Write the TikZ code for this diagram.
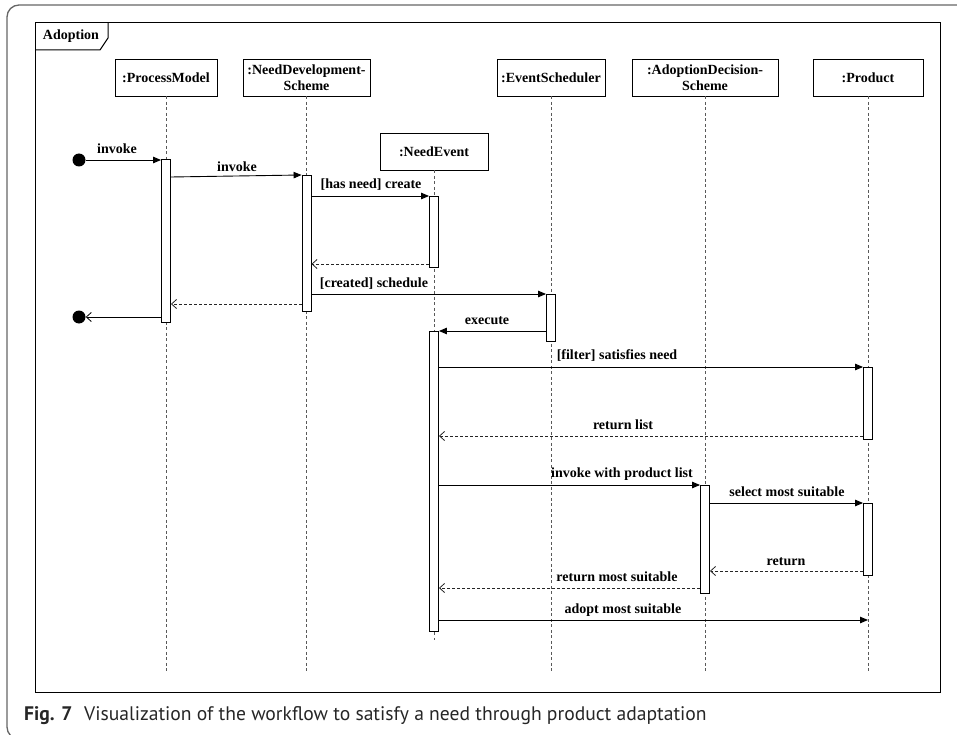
\documentclass[tikz,border=0pt]{standalone}
\usepackage{fontspec}
\setmainfont{Liberation Serif}
\newfontfamily\capfont{PT Sans}
\usetikzlibrary{arrows.meta}

\begin{document}
\begin{tikzpicture}[x=1pt,y=-1pt,
  every node/.style={font=\fontsize{14}{16}\selectfont\bfseries, inner sep=0pt},
  head/.style={draw=black, line width=0.9pt, fill=white, minimum height=37pt, align=center},
  act/.style={draw=black, line width=0.9pt, fill=white, minimum width=9pt},
  life/.style={draw=black!65, line width=0.8pt, dash pattern=on 3pt off 2.5pt},
  msg/.style={line width=0.9pt, -{Triangle[length=8pt,width=6.5pt]}},
  ret/.style={line width=0.8pt, draw=black!85, dash pattern=on 3pt off 2pt, -{Straight Barb[length=5pt,width=9pt,line width=0.8pt]}},
  back/.style={line width=0.9pt, -{Straight Barb[length=5pt,width=9pt,line width=0.8pt]}},
  dot/.style={circle, fill=black, minimum size=13pt},
  captext/.style={font=\capfont\fontsize{19.6}{22}\selectfont, anchor=base west, text=black!85}
]
\useasboundingbox (0,0) rectangle (957,735);

% outer figure frame and caption
\begin{scope}
\clip (0,0) rectangle (957,735);
\draw[draw=black!60, line width=1.3pt, rounded corners=12pt] (7,5) rectangle (980,739);
\end{scope}
\node[captext] (figno) at (24,720) {\bfseries Fig. 7};
\node[captext] (figtext) at (84,720) {Visualization of the workflow to satisfy a need through product adaptation};

% interaction frame
\draw[line width=1pt] (35,23) rectangle (940,692);
\draw[line width=1pt] (35,50) -- (100,50) -- (108,38) -- (108,23);
\node (frametitle) at (71,36) {Adoption};

% lifeline heads
\node[head, minimum width=102pt] (pmH)  at (166,77.5)   {:ProcessModel};
\node[head, minimum width=127pt] (ndsH) at (306.5,77.5) {:NeedDevelopment-\\Scheme};
\node[head, minimum width=108pt] (neH)  at (434,151.5)  {:NeedEvent};
\node[head, minimum width=108pt] (esH)  at (551,77.5)   {:EventScheduler};
\node[head, minimum width=146pt] (adH)  at (705,77.5)   {:AdoptionDecision-\\Scheme};
\node[head, minimum width=110pt] (prH)  at (868,77.5)   {:Product};

% lifelines
\draw[life] (pmH.south)  -- (pmH.south |- 0,673);
\draw[life] (ndsH.south) -- (ndsH.south |- 0,673);
\draw[life] (neH.south)  -- (neH.south |- 0,640);
\draw[life] (esH.south)  -- (esH.south |- 0,673);
\draw[life] (adH.south)  -- (adH.south |- 0,673);
\draw[life] (prH.south)  -- (prH.south |- 0,673);

% activation bars
\node[act, minimum height=163pt] (pmA)  at (166,240.5)   {};
\node[act, minimum height=136pt] (ndsA) at (306.5,243)   {};
\node[act, minimum height=71pt]  (neA1) at (434,231.5)   {};
\node[act, minimum height=47pt]  (esA)  at (551,317.5)   {};
\node[act, minimum height=300pt] (neA2) at (434,481)     {};
\node[act, minimum height=72pt]  (prA1) at (868,403)     {};
\node[act, minimum height=108pt] (adA)  at (705,539)     {};
\node[act, minimum height=72pt]  (prA2) at (868,539)     {};

% initial and final points
\node[dot] (startDot) at (79,160) {};
\node[dot] (endDot)   at (79,317) {};

% messages
\draw[msg] (startDot) -- (startDot -| pmA.west);
\node (m1) at (117,149) {invoke};

\draw[msg] (pmA.east |- 0,177) -- (ndsA.west |- 0,175);
\node (m2) at (237,167) {invoke};

\draw[msg] (ndsA.east |- 0,196) -- (neA1.west |- 0,196);
\node (m3) at (371,185) {[has need] create};

\draw[ret] (neA1.west |- 0,264) -- (ndsA.east |- 0,264);

\draw[msg] (ndsA.east |- 0,294) -- (esA.west |- 0,294);
\node (m4) at (374,284) {[created] schedule};

\draw[ret] (ndsA.west |- 0,304) -- (pmA.east |- 0,304);

\draw[back] (pmA.west |- 0,317) -- (endDot);

\draw[msg] (esA.west |- 0,331) -- (neA2.east |- 0,331);
\node (m5) at (487,321) {execute};

\draw[msg] (neA2.east |- 0,367) -- (prA1.west |- 0,367);
\node (m6) at (617,356) {[filter] satisfies need};

\draw[ret] (prA1.west |- 0,436) -- (neA2.east |- 0,436);
\node (m7) at (623,425) {return list};

\draw[msg] (neA2.east |- 0,485) -- (adA.west |- 0,485);
\node (m8) at (622,474) {invoke with product list};

\draw[msg] (adA.east |- 0,503) -- (prA2.west |- 0,503);
\node (m9) at (787,492) {select most suitable};

\draw[ret] (prA2.west |- 0,571) -- (adA.east |- 0,571);
\node (m10) at (786,562) {return};

\draw[ret] (adA.west |- 0,588) -- (neA2.east |- 0,588);
\node (m11) at (617,577) {return most suitable};

\draw[msg] (neA2.east |- 0,620) -- (prH.south |- 0,620);
\node (m12) at (623,610) {adopt most suitable};

\end{tikzpicture}
\end{document}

★ ★ ★ ★

-- Written instruction --
Copy each line above precisely, dropping the pictures.

-- Worked answer --
Write the TikZ code for this diagram.
\documentclass[tikz,border=0pt]{standalone}
\usepackage{fontspec}
\setmainfont{Liberation Serif}
\newfontfamily\capfont{PT Sans}
\usetikzlibrary{arrows.meta}

\begin{document}
\begin{tikzpicture}[x=1pt,y=-1pt,
  every node/.style={font=\fontsize{14}{16}\selectfont\bfseries, inner sep=0pt},
  head/.style={draw=black, line width=0.9pt, fill=white, minimum height=37pt, align=center},
  act/.style={draw=black, line width=0.9pt, fill=white, minimum width=9pt},
  life/.style={draw=black!65, line width=0.8pt, dash pattern=on 3pt off 2.5pt},
  msg/.style={line width=0.9pt, -{Triangle[length=8pt,width=6.5pt]}},
  ret/.style={line width=0.8pt, draw=black!85, dash pattern=on 3pt off 2pt, -{Straight Barb[length=5pt,width=9pt,line width=0.8pt]}},
  back/.style={line width=0.9pt, -{Straight Barb[length=5pt,width=9pt,line width=0.8pt]}},
  dot/.style={circle, fill=black, minimum size=13pt},
  captext/.style={font=\capfont\fontsize{19.6}{22}\selectfont, anchor=base west, text=black!85}
]
\useasboundingbox (0,0) rectangle (957,735);

% outer figure frame and caption
\begin{scope}
\clip (0,0) rectangle (957,735);
\draw[draw=black!60, line width=1.3pt, rounded corners=12pt] (7,5) rectangle (980,739);
\end{scope}
\node[captext] (figno) at (24,720) {\bfseries Fig. 7};
\node[captext] (figtext) at (84,720) {Visualization of the workflow to satisfy a need through product adaptation};

% interaction frame
\draw[line width=1pt] (35,23) rectangle (940,692);
\draw[line width=1pt] (35,50) -- (100,50) -- (108,38) -- (108,23);
\node (frametitle) at (71,36) {Adoption};

% lifeline heads
\node[head, minimum width=102pt] (pmH)  at (166,77.5)   {:ProcessModel};
\node[head, minimum width=127pt] (ndsH) at (306.5,77.5) {:NeedDevelopment-\\Scheme};
\node[head, minimum width=108pt] (neH)  at (434,151.5)  {:NeedEvent};
\node[head, minimum width=108pt] (esH)  at (551,77.5)   {:EventScheduler};
\node[head, minimum width=146pt] (adH)  at (705,77.5)   {:AdoptionDecision-\\Scheme};
\node[head, minimum width=110pt] (prH)  at (868,77.5)   {:Product};

% lifelines
\draw[life] (pmH.south)  -- (pmH.south |- 0,673);
\draw[life] (ndsH.south) -- (ndsH.south |- 0,673);
\draw[life] (neH.south)  -- (neH.south |- 0,640);
\draw[life] (esH.south)  -- (esH.south |- 0,673);
\draw[life] (adH.south)  -- (adH.south |- 0,673);
\draw[life] (prH.south)  -- (prH.south |- 0,673);

% activation bars
\node[act, minimum height=163pt] (pmA)  at (166,240.5)   {};
\node[act, minimum height=136pt] (ndsA) at (306.5,243)   {};
\node[act, minimum height=71pt]  (neA1) at (434,231.5)   {};
\node[act, minimum height=47pt]  (esA)  at (551,317.5)   {};
\node[act, minimum height=300pt] (neA2) at (434,481)     {};
\node[act, minimum height=72pt]  (prA1) at (868,403)     {};
\node[act, minimum height=108pt] (adA)  at (705,539)     {};
\node[act, minimum height=72pt]  (prA2) at (868,539)     {};

% initial and final points
\node[dot] (startDot) at (79,160) {};
\node[dot] (endDot)   at (79,317) {};

% messages
\draw[msg] (startDot) -- (startDot -| pmA.west);
\node (m1) at (117,149) {invoke};

\draw[msg] (pmA.east |- 0,177) -- (ndsA.west |- 0,175);
\node (m2) at (237,167) {invoke};

\draw[msg] (ndsA.east |- 0,196) -- (neA1.west |- 0,196);
\node (m3) at (371,185) {[has need] create};

\draw[ret] (neA1.west |- 0,264) -- (ndsA.east |- 0,264);

\draw[msg] (ndsA.east |- 0,294) -- (esA.west |- 0,294);
\node (m4) at (374,284) {[created] schedule};

\draw[ret] (ndsA.west |- 0,304) -- (pmA.east |- 0,304);

\draw[back] (pmA.west |- 0,317) -- (endDot);

\draw[msg] (esA.west |- 0,331) -- (neA2.east |- 0,331);
\node (m5) at (487,321) {execute};

\draw[msg] (neA2.east |- 0,367) -- (prA1.west |- 0,367);
\node (m6) at (617,356) {[filter] satisfies need};

\draw[ret] (prA1.west |- 0,436) -- (neA2.east |- 0,436);
\node (m7) at (623,425) {return list};

\draw[msg] (neA2.east |- 0,485) -- (adA.west |- 0,485);
\node (m8) at (622,474) {invoke with product list};

\draw[msg] (adA.east |- 0,503) -- (prA2.west |- 0,503);
\node (m9) at (787,492) {select most suitable};

\draw[ret] (prA2.west |- 0,571) -- (adA.east |- 0,571);
\node (m10) at (786,562) {return};

\draw[ret] (adA.west |- 0,588) -- (neA2.east |- 0,588);
\node (m11) at (617,577) {return most suitable};

\draw[msg] (neA2.east |- 0,620) -- (prH.south |- 0,620);
\node (m12) at (623,610) {adopt most suitable};

\end{tikzpicture}
\end{document}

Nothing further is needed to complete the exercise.